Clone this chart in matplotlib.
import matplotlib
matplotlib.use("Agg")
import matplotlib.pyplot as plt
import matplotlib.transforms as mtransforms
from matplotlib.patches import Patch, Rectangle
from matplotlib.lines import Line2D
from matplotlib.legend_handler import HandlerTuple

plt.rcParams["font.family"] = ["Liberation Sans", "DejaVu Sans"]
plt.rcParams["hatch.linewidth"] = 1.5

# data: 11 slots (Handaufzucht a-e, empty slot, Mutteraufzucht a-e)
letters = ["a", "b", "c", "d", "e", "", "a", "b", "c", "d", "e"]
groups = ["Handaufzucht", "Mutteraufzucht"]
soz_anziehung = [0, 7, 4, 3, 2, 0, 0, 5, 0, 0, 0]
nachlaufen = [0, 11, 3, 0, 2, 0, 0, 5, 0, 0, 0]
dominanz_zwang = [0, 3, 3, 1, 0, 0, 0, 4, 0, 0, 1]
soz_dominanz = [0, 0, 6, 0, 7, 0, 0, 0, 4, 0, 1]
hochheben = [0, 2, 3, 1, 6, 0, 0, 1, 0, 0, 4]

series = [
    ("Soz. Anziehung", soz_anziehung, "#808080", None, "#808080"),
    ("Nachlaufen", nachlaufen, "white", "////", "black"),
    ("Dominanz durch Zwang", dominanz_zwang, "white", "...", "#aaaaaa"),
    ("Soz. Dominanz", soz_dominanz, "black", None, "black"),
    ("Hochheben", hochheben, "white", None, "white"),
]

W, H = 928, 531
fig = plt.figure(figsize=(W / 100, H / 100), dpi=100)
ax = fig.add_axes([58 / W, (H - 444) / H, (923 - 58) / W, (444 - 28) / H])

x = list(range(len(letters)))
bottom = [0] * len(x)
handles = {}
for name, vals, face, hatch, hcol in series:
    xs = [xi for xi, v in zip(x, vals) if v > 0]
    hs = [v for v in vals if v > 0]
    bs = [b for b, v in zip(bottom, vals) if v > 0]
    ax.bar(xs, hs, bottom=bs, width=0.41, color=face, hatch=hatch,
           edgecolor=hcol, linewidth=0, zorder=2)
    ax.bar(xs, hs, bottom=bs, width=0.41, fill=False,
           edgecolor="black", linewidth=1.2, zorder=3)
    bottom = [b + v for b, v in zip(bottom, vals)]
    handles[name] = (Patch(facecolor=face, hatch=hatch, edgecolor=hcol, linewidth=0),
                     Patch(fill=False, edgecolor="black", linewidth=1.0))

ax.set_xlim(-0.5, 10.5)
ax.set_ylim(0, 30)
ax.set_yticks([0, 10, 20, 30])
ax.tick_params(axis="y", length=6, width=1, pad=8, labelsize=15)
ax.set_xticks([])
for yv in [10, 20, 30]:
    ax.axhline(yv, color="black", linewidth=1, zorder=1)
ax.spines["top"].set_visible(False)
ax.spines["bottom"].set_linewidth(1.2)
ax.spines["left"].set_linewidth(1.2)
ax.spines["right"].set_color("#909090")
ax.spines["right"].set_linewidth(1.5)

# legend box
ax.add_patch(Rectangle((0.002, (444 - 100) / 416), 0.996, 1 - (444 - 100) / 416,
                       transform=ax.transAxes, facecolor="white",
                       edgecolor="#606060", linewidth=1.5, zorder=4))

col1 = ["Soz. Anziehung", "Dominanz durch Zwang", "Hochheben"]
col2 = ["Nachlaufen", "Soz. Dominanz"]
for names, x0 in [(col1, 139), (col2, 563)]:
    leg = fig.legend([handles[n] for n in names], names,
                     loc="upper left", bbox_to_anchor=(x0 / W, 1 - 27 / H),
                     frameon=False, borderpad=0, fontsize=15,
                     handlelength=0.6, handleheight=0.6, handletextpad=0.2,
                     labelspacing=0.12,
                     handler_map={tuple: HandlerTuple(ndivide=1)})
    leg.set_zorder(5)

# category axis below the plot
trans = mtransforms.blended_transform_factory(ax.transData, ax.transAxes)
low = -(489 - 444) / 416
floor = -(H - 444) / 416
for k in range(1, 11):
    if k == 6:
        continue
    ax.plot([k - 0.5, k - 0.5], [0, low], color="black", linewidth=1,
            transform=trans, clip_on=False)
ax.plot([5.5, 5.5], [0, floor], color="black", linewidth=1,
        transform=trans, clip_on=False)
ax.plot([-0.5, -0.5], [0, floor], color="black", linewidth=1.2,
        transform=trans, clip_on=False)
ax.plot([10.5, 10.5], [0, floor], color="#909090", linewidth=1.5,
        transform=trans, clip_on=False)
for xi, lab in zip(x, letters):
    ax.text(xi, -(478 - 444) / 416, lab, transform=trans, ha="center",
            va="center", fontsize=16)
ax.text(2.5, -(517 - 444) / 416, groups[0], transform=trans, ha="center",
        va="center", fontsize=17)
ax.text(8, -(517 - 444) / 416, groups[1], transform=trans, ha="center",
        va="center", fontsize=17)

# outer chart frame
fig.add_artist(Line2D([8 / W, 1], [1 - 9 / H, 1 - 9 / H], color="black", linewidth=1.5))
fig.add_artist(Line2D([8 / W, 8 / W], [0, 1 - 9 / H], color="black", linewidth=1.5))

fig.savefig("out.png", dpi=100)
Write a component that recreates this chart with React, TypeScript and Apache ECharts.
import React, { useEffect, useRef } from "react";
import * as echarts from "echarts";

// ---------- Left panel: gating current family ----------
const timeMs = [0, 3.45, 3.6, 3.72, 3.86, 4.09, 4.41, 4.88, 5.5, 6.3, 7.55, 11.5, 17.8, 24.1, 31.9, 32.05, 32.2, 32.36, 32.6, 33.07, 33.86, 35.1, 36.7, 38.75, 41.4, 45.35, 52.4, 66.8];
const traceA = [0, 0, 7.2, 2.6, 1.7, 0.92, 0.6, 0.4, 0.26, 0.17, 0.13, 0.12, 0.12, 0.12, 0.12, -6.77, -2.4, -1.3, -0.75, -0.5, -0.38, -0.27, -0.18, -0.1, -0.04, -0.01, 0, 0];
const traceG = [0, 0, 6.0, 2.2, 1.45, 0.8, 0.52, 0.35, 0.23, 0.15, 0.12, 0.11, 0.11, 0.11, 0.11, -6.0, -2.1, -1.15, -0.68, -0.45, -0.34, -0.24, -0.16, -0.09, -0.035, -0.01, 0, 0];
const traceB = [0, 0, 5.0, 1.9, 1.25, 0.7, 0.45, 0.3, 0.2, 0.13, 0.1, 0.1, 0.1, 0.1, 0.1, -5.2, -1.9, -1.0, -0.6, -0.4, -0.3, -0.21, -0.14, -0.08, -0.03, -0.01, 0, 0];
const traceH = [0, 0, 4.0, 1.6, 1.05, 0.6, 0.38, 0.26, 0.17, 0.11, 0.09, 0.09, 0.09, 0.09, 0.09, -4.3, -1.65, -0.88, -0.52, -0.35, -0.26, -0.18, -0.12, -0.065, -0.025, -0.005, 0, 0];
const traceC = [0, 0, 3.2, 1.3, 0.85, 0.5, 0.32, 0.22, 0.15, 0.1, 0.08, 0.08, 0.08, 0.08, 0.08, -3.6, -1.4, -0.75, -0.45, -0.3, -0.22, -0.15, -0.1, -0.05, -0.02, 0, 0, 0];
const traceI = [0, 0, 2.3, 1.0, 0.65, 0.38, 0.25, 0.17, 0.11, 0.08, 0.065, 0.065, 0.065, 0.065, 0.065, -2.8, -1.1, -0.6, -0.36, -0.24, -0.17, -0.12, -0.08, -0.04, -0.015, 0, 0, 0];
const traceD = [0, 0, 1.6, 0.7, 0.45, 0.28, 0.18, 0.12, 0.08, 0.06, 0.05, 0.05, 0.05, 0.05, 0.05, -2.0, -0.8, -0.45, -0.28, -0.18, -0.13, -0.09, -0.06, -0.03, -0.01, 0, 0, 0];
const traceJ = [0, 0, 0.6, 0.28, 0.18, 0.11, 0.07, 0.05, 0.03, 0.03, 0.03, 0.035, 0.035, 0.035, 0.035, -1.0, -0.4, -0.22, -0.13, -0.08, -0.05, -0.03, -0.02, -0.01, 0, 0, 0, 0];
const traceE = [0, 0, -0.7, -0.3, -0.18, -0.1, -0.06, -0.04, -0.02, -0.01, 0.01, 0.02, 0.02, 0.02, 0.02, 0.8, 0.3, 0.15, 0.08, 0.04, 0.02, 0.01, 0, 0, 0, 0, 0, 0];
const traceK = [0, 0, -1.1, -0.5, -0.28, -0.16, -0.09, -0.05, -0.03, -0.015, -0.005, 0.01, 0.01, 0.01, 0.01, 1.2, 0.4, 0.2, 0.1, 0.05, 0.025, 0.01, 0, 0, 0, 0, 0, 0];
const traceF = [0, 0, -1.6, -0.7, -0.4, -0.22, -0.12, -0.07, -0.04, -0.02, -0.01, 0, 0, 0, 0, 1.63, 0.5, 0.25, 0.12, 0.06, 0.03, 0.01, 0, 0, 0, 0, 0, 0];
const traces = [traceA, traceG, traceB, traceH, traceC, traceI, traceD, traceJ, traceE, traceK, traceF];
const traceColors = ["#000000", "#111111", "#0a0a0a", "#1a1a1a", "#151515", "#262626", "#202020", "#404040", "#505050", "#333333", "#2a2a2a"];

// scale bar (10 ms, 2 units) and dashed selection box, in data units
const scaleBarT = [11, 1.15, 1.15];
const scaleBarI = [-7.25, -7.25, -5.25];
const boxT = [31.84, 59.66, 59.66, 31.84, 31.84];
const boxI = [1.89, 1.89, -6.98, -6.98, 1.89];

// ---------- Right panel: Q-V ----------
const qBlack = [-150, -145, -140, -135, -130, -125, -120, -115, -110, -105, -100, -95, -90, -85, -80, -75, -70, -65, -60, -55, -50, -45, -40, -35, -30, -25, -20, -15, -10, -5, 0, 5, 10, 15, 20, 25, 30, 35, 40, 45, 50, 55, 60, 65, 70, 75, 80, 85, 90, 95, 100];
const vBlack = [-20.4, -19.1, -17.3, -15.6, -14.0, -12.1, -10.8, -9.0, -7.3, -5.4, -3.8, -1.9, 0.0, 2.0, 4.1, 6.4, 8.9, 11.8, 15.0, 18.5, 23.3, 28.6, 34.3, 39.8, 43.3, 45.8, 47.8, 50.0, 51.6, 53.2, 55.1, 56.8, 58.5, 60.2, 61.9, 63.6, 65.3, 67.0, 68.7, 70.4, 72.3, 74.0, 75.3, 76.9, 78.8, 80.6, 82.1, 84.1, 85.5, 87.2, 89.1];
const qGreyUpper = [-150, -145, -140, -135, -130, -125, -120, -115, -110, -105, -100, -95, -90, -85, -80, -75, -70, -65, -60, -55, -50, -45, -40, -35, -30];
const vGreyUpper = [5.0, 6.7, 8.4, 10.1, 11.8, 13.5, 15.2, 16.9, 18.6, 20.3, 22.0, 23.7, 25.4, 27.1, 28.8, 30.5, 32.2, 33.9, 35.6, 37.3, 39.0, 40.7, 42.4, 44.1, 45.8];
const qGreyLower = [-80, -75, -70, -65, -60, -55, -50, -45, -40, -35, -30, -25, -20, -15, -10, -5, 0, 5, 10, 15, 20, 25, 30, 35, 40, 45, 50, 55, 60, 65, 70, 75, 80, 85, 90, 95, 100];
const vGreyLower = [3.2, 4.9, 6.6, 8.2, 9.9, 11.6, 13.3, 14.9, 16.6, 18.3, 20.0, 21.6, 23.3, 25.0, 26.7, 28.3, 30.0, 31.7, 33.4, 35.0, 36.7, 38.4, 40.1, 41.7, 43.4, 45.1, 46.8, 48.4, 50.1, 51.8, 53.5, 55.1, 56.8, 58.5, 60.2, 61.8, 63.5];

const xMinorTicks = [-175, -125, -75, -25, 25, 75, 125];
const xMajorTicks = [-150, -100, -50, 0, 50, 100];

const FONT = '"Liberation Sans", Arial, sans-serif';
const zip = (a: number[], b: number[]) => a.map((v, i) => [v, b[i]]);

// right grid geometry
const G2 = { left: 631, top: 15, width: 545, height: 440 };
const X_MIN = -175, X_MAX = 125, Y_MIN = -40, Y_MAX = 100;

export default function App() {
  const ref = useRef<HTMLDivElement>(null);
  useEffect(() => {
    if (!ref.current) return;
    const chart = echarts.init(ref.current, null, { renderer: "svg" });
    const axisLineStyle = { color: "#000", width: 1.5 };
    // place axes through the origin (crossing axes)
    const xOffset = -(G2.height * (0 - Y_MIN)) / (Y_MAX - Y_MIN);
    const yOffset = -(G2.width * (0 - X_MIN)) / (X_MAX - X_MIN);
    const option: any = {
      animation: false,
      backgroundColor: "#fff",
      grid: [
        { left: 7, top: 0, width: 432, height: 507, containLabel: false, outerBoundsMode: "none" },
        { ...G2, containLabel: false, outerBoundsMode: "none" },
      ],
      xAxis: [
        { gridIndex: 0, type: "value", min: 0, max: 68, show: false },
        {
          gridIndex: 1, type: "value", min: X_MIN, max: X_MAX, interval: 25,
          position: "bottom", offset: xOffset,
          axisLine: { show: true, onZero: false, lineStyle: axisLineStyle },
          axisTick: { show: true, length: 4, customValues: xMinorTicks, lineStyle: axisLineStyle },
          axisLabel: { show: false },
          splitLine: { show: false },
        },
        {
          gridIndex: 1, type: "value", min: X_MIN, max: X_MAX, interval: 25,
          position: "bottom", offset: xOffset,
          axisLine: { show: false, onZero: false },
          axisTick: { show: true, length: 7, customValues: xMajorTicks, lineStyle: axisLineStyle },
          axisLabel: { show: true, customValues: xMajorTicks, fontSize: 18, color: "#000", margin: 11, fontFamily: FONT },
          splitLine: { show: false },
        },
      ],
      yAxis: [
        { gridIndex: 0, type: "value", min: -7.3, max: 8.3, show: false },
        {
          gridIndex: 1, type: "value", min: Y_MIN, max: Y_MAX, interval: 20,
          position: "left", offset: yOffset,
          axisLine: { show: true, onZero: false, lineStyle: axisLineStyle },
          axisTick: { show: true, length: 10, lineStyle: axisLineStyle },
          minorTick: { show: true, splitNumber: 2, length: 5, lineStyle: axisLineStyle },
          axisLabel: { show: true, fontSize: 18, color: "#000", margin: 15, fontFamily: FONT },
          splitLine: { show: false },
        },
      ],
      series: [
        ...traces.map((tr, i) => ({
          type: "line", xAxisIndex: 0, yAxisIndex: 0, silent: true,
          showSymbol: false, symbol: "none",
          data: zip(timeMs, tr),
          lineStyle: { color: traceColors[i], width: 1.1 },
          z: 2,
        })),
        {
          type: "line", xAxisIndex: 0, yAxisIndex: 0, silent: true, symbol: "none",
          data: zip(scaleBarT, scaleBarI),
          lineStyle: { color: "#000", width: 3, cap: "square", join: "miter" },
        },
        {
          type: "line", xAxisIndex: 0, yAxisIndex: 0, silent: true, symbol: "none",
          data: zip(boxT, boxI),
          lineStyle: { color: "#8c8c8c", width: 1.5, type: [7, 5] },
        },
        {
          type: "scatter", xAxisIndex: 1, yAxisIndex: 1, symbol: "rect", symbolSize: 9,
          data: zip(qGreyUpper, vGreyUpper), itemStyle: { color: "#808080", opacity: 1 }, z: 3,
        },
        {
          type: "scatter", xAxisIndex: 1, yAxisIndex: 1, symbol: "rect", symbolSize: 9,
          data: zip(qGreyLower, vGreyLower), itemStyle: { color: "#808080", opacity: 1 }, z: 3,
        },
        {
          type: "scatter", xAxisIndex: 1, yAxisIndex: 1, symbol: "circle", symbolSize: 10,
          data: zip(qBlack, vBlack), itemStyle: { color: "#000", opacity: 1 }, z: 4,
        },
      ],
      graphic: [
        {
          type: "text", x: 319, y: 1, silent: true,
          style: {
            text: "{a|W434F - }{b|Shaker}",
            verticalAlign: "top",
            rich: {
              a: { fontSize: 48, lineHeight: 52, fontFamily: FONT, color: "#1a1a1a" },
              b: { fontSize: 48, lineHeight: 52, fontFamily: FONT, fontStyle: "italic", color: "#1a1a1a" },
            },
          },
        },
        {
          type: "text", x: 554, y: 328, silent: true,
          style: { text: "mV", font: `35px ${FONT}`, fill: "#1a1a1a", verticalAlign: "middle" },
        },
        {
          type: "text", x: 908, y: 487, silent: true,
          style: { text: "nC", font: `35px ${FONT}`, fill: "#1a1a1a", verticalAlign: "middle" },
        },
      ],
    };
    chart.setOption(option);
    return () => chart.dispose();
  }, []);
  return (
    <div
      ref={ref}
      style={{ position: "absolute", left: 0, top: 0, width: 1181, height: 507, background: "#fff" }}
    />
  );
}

◇ ◇ ◇

■ Given instruction
Return exactly, and only, the lines from the one containing "Write a component" down to the one containing "import * as", with both of those lines included.

■ Task response
Write a component that recreates this chart with React, TypeScript and Apache ECharts.
import React, { useEffect, useRef } from "react";
import * as echarts from "echarts";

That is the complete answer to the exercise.